6. The method of claim 4, wherein said forming the TiSiN layer comprises performing plasma treatment on the TiN layer to form a plasma-treated TiN layer.

7. The method of claim 6, wherein the plasma treatment employs a N2 and H2 plasma.

8. The method of claim 6, wherein said forming the TiSiN layer comprises spraying a SiH4 gas onto the plasma-treated TiN layer.

9. The method of claim 8, wherein said spraying the SiH4 gas is performed at a temperature of the wafer substrate between approximately 300° C. and approximately 500° C. and the working pressure is between approximately 0.1 Torr and approximately 10 Torr.

10. The method of claim 1, wherein the TiSiN layer has a thickness between approximately 30 Å and approximately 500 Å.

11. A apparatus comprising:

a gate oxide layer formed over a wafer substrate;

a polysilicon layer formed over the gate oxide layer;

a TiSiN layer formed over the polysilicon layer; and

a WSix layer formed over the TiSiN layer.

12. The apparatus of claim 11, wherein the apparatus comprises a gate electrode in a semiconductor device.

13. The apparatus of claim 11, wherein the TiSiN layer is an amorphous layer.

14. The apparatus of claim 11, wherein the TiSiN layer is formed from a TiN layer.

15. The apparatus of claim 14, wherein the TiN layer is formed by thermally decomposing a Tetra Dimethyl Amino Titanium (TDMAT) source.

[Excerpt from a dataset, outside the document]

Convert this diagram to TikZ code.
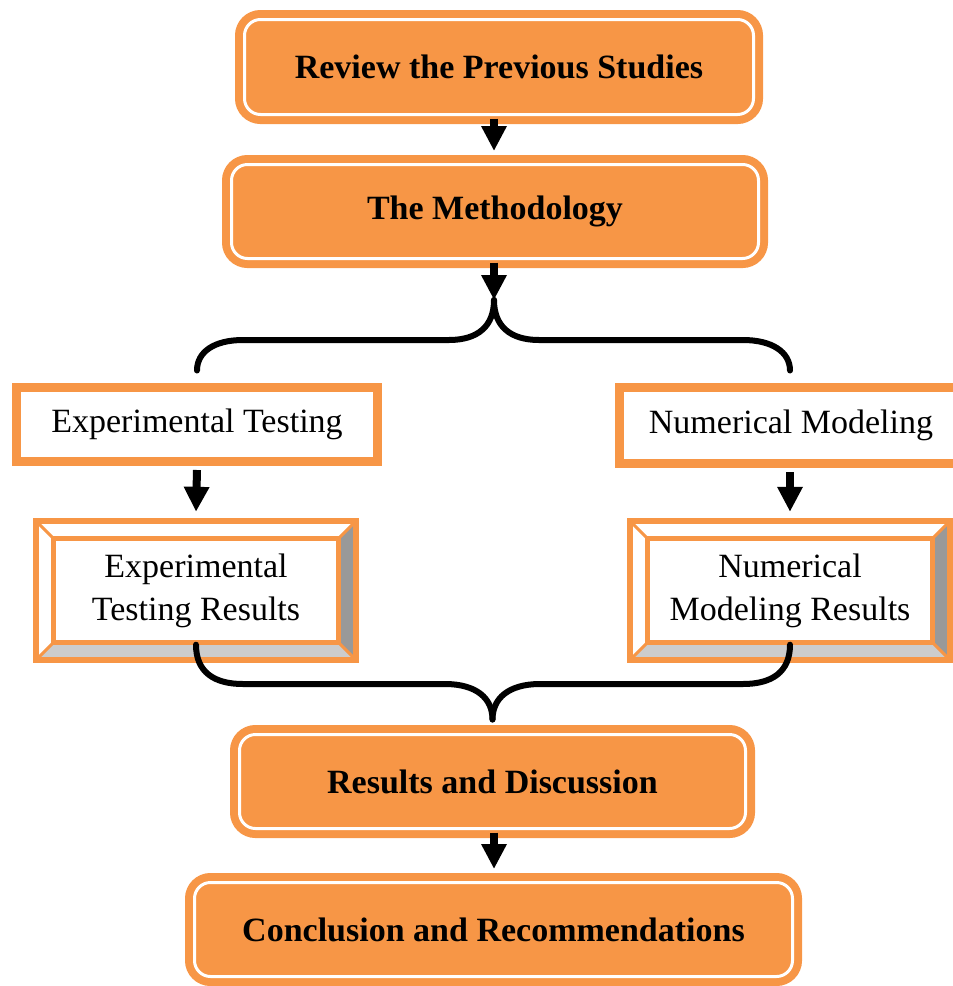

16. The apparatus of claim 14, wherein the TiSiN layer is formed by performing plasma treatment on the TiN layer to form a plasma-treated TiN layer.

17. The apparatus of claim 16, wherein the plasma treatment employs a N2 and H2 plasma.

18. The apparatus of claim 16, wherein the TiSiN layer is formed by spraying a SiH4 gas onto the plasma-treated TiN layer.

19. The apparatus of claim 18, wherein said spraying the SiH4 gas is performed at a temperature of the wafer substrate between approximately 300° C. and approximately 500° C. and the working pressure is between approximately 0.1 Torr and approximately 10 Torr.

20. The apparatus of claim 11, wherein the TiSiN layer has a thickness between approximately 30 Å and approximately 500 Å.